Charts and diagrams as code
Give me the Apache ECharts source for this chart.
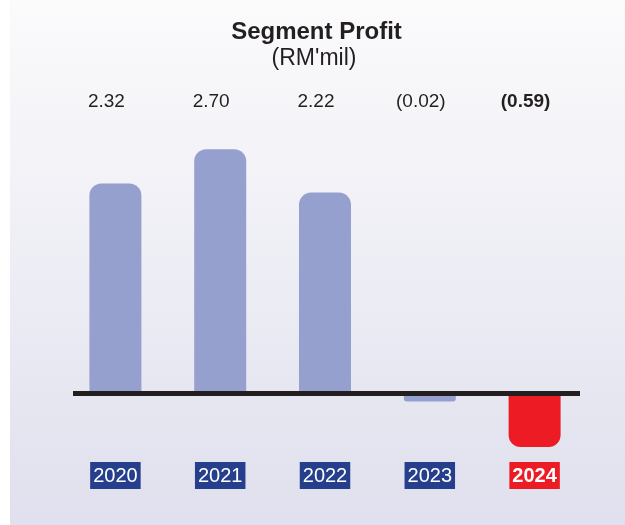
<!DOCTYPE html>
<html>
<head>
<meta charset="utf-8">
<title>Segment Profit</title>
<script src="https://cdn.jsdelivr.net/npm/echarts@6/dist/echarts.min.js"></script>
<style>
    html, body { margin: 0; padding: 0; background: #ffffff; }
    #chart { width: 625px; height: 525px; }
</style>
</head>
<body>
<div id="chart"></div>
<script>
    // data
    var years = ['2020', '2021', '2022', '2023', '2024'];
    var profit = [2.32, 2.70, 2.22, -0.02, -0.59];
    var highlightIndex = 4;

    var fontFamily = '"Liberation Sans", Arial, Helvetica, sans-serif';
    var barColor = '#96A0CF';
    var redColor = '#ED1C24';
    var navyColor = '#253F8D';

    // (0.59) style for negatives
    function fmt(v) {
        return v < 0 ? '(' + Math.abs(v).toFixed(2) + ')' : v.toFixed(2);
    }
    var valueLabels = profit.map(fmt);

    var chart = echarts.init(document.getElementById('chart'));

    var option = {
        animation: false,
        textStyle: { fontFamily: fontFamily },
        graphic: [{
            type: 'rect',
            z: -10,
            silent: true,
            shape: { x: 10, y: 0, width: 615, height: 525 },
            style: {
                fill: new echarts.graphic.LinearGradient(0, 0, 0, 1, [
                    { offset: 0, color: '#FBFBFC' },
                    { offset: 1, color: '#E0E0EE' }
                ])
            }
        }],
        title: [{
            text: 'Segment Profit',
            left: 316.5,
            textAlign: 'center',
            top: 20,
            padding: 0,
            textStyle: { fontSize: 24, fontWeight: 'bold', color: '#231F20', fontFamily: fontFamily }
        }, {
            text: "(RM'mil)",
            left: 314,
            textAlign: 'center',
            top: 47,
            padding: 0,
            textStyle: { fontSize: 23, fontWeight: 'normal', color: '#231F20', fontFamily: fontFamily }
        }],
        grid: [{
            left: 63,
            right: 38,
            top: 122,
            height: 335
        }, {
            // zero line
            left: 73,
            right: 45,
            top: 393.5,
            height: 1
        }],
        xAxis: [{
            type: 'category',
            gridIndex: 0,
            data: years,
            position: 'bottom',
            axisLine: { show: false },
            axisTick: { show: false },
            axisLabel: {
                margin: 5,
                interval: 0,
                formatter: function(v, i) {
                    return i === highlightIndex ? '{r|' + v + '}' : '{n|' + v + '}';
                },
                rich: {
                    n: {
                        fontSize: 20, color: '#ffffff', backgroundColor: navyColor,
                        padding: [4, 3, 3, 3], fontFamily: fontFamily
                    },
                    r: {
                        fontSize: 20, color: '#ffffff', fontWeight: 'bold', backgroundColor: redColor,
                        padding: [4, 3, 3, 3], fontFamily: fontFamily
                    }
                }
            }
        }, {
            type: 'category',
            gridIndex: 0,
            data: valueLabels,
            position: 'top',
            axisLine: { show: false },
            axisTick: { show: false },
            axisLabel: {
                margin: 11,
                interval: 0,
                padding: [0, 18, 0, 0],
                formatter: function(v, i) {
                    return i === highlightIndex ? '{b|' + v + '}' : '{t|' + v + '}';
                },
                rich: {
                    t: { fontSize: 19, color: '#231F20', fontFamily: fontFamily },
                    b: { fontSize: 19, color: '#231F20', fontWeight: 'bold', fontFamily: fontFamily }
                }
            }
        }, {
            type: 'value',
            gridIndex: 1,
            min: 0,
            max: 1,
            position: 'top',
            z: 10,
            axisLine: { show: true, onZero: false, lineStyle: { color: '#231F20', width: 5, cap: 'butt' } },
            axisTick: { show: false },
            axisLabel: { show: false },
            splitLine: { show: false }
        }],
        yAxis: [{
            type: 'value',
            gridIndex: 0,
            min: -0.7,
            max: 3,
            show: false
        }, {
            type: 'value',
            gridIndex: 1,
            min: 0,
            max: 1,
            show: false
        }],
        series: [{
            type: 'bar',
            xAxisIndex: 0,
            yAxisIndex: 0,
            barWidth: 52,
            barMinHeight: 8,
            data: profit.map(function(v, i) {
                var r = Math.abs(v) < 0.1 ? 3 : 12;
                return {
                    value: v,
                    itemStyle: {
                        color: i === highlightIndex ? redColor : barColor,
                        borderRadius: v < 0 ? [0, 0, r, r] : [r, r, 0, 0]
                    }
                };
            })
        }]
    };

    chart.setOption(option);
</script>
</body>
</html>
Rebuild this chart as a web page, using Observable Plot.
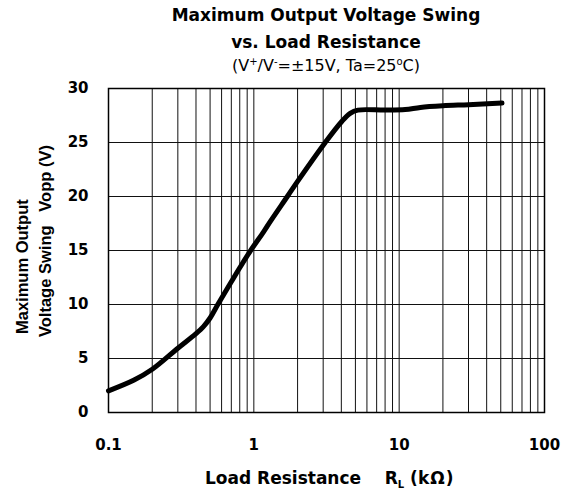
<!DOCTYPE html>
<html>
<head>
<meta charset="utf-8">
<script src="https://cdn.jsdelivr.net/npm/d3@7"></script>
<script src="https://cdn.jsdelivr.net/npm/@observablehq/plot@0.6"></script>
<style>
  html, body { margin: 0; padding: 0; background: #fff; }
  #chart svg text { font-family: "DejaVu Sans", sans-serif; fill: #000; }
</style>
</head>
<body>
<div id="chart"></div>
<script>
// ---- data ----
const loadResistance = [0.1, 0.15, 0.2, 0.3, 0.4, 0.45, 0.5, 0.565, 0.7, 0.8, 0.94, 1.17, 1.3, 1.7, 2, 3.1, 4, 4.6, 5.2, 8, 11, 14, 20, 30, 51];
const outputSwing    = [2.0, 3.0, 4.0, 5.95, 7.3, 7.95, 8.75, 10, 12.1, 13.4, 14.9, 16.75, 17.7, 20.0, 21.4, 25, 26.9, 27.7, 28.0, 28.0, 28.05, 28.25, 28.4, 28.5, 28.65];
const xTickLabels = [0.1, 1, 10, 100];
const yTickLabels = [0, 5, 10, 15, 20, 25, 30];
const xGrid = [0.1,0.2,0.3,0.4,0.5,0.6,0.7,0.8,0.9,1,2,3,4,5,6,7,8,9,10,20,30,40,50,60,70,80,90,100];
const titleLines = ["Maximum Output Voltage Swing", "vs. Load Resistance"];
const yLabelLines = ["Maximum Output", "Voltage Swing   Vopp (V)"];

const data = loadResistance.map((r, i) => ({r, v: outputSwing[i]}));

const W = 569, H = 496;
const chart = Plot.plot({
  width: W,
  height: H,
  marginTop: 88,
  marginLeft: 108,
  marginRight: 25,
  marginBottom: 84,
  style: {background: "#fff", fontFamily: "DejaVu Sans", overflow: "visible"},
  x: {type: "log", domain: [0.1, 100]},
  y: {domain: [0, 30]},
  marks: [
    Plot.ruleX(xGrid, {stroke: "#111", strokeWidth: 1}),
    Plot.ruleY(yTickLabels, {stroke: "#111", strokeWidth: 1}),
    Plot.frame({stroke: "#000", strokeWidth: 1.5}),
    Plot.line(data, {x: "r", y: "v", curve: "catmull-rom", stroke: "#000", strokeWidth: 5, strokeLinecap: "round", strokeLinejoin: "round"}),
    Plot.axisX({ticks: xTickLabels, tickSize: 0, tickPadding: 27, tickFormat: d => String(d), label: null, fontSize: 15, fontWeight: "bold"}),
    Plot.axisY({ticks: yTickLabels, tickSize: 0, tickPadding: 20, label: null, fontSize: 15, fontWeight: "bold"})
  ]
});
document.getElementById("chart").appendChild(chart);

const svg = d3.select(chart);
const cx = (108 + (W - 25)) / 2;

// title
svg.append("text").attr("x", cx).attr("y", 21).attr("text-anchor", "middle")
  .attr("font-size", 17).attr("font-weight", "bold").text(titleLines[0]);
svg.append("text").attr("x", cx).attr("y", 48).attr("text-anchor", "middle")
  .attr("font-size", 17).attr("font-weight", "bold").text(titleLines[1]);
const sub = svg.append("text").attr("x", cx).attr("y", 71).attr("text-anchor", "middle")
  .attr("font-size", 16);
sub.append("tspan").text("(V");
sub.append("tspan").attr("font-size", 10).attr("dy", -6).text("+");
sub.append("tspan").attr("dy", 6).text("/V");
sub.append("tspan").attr("font-size", 10).attr("dy", -6).text("-");
sub.append("tspan").attr("dy", 6).text("=±15V, Ta=25");
sub.append("tspan").attr("font-size", 10).attr("dy", -6).text("o");
sub.append("tspan").attr("dy", 6).text("C)");

// y-axis label (two rotated lines)
svg.append("text").attr("transform", "translate(28,334) rotate(-90)")
  .style("font-family", "'Liberation Sans', Arial, sans-serif")
  .attr("font-size", 16.5).attr("font-weight", "bold").attr("text-anchor", "start").text(yLabelLines[0]);
svg.append("text").attr("transform", "translate(51,337) rotate(-90)")
  .style("font-family", "'Liberation Sans', Arial, sans-serif")
  .attr("font-size", 16.5).attr("font-weight", "bold").attr("text-anchor", "start")
  .style("white-space", "pre").text(yLabelLines[1]);

// x-axis label
const xl = svg.append("text").attr("x", 205).attr("y", 484).attr("font-size", 17).attr("font-weight", "bold")
  .attr("text-anchor", "start").style("white-space", "pre");
xl.append("tspan").text("Load Resistance    R");
xl.append("tspan").attr("font-size", 10).attr("dy", 4).text("L");
xl.append("tspan").attr("dy", -4).text(" (");
xl.append("tspan").attr("letter-spacing", 1).text("kΩ");
xl.append("tspan").text(")");
</script>
</body>
</html>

**TASK BRIEF:**
Only lines with the string "this" belong in your answer; copy each one.

**SOLUTION BELOW:**
Give me the Apache ECharts source for this chart.
Rebuild this chart as a web page, using Observable Plot.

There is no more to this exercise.